# WHAT YOU SHOULD DO
Your task is to print all of the data word for word.

# SOURCE EXCERPT
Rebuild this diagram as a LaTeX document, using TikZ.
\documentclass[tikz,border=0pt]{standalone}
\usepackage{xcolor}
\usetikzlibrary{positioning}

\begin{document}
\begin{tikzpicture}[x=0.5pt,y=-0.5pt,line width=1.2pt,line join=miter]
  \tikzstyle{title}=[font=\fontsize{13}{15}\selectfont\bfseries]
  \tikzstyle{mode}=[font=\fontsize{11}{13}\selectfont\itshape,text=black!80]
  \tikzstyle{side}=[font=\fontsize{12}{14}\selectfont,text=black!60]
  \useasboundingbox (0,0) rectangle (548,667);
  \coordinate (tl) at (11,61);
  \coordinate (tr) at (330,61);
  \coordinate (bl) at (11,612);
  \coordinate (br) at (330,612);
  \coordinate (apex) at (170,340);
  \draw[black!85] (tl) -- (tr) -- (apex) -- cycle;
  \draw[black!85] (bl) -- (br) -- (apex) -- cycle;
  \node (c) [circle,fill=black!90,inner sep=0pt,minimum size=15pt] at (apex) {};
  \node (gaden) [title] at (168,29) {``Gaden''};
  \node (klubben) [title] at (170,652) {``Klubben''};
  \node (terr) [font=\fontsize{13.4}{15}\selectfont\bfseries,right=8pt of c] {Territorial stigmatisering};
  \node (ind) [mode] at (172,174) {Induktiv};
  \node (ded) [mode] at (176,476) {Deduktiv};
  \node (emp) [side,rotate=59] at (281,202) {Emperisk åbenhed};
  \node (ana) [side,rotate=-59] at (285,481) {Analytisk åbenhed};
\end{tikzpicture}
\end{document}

# EXERCISE OUTPUT
Rebuild this diagram as a LaTeX document, using TikZ.
\documentclass[tikz,border=0pt]{standalone}
\usepackage{xcolor}
\usetikzlibrary{positioning}

\begin{document}
\begin{tikzpicture}[x=0.5pt,y=-0.5pt,line width=1.2pt,line join=miter]
  \tikzstyle{title}=[font=\fontsize{13}{15}\selectfont\bfseries]
  \tikzstyle{mode}=[font=\fontsize{11}{13}\selectfont\itshape,text=black!80]
  \tikzstyle{side}=[font=\fontsize{12}{14}\selectfont,text=black!60]
  \useasboundingbox (0,0) rectangle (548,667);
  \coordinate (tl) at (11,61);
  \coordinate (tr) at (330,61);
  \coordinate (bl) at (11,612);
  \coordinate (br) at (330,612);
  \coordinate (apex) at (170,340);
  \draw[black!85] (tl) -- (tr) -- (apex) -- cycle;
  \draw[black!85] (bl) -- (br) -- (apex) -- cycle;
  \node (c) [circle,fill=black!90,inner sep=0pt,minimum size=15pt] at (apex) {};
  \node (gaden) [title] at (168,29) {``Gaden''};
  \node (klubben) [title] at (170,652) {``Klubben''};
  \node (terr) [font=\fontsize{13.4}{15}\selectfont\bfseries,right=8pt of c] {Territorial stigmatisering};
  \node (ind) [mode] at (172,174) {Induktiv};
  \node (ded) [mode] at (176,476) {Deduktiv};
  \node (emp) [side,rotate=59] at (281,202) {Emperisk åbenhed};
  \node (ana) [side,rotate=-59] at (285,481) {Analytisk åbenhed};
\end{tikzpicture}
\end{document}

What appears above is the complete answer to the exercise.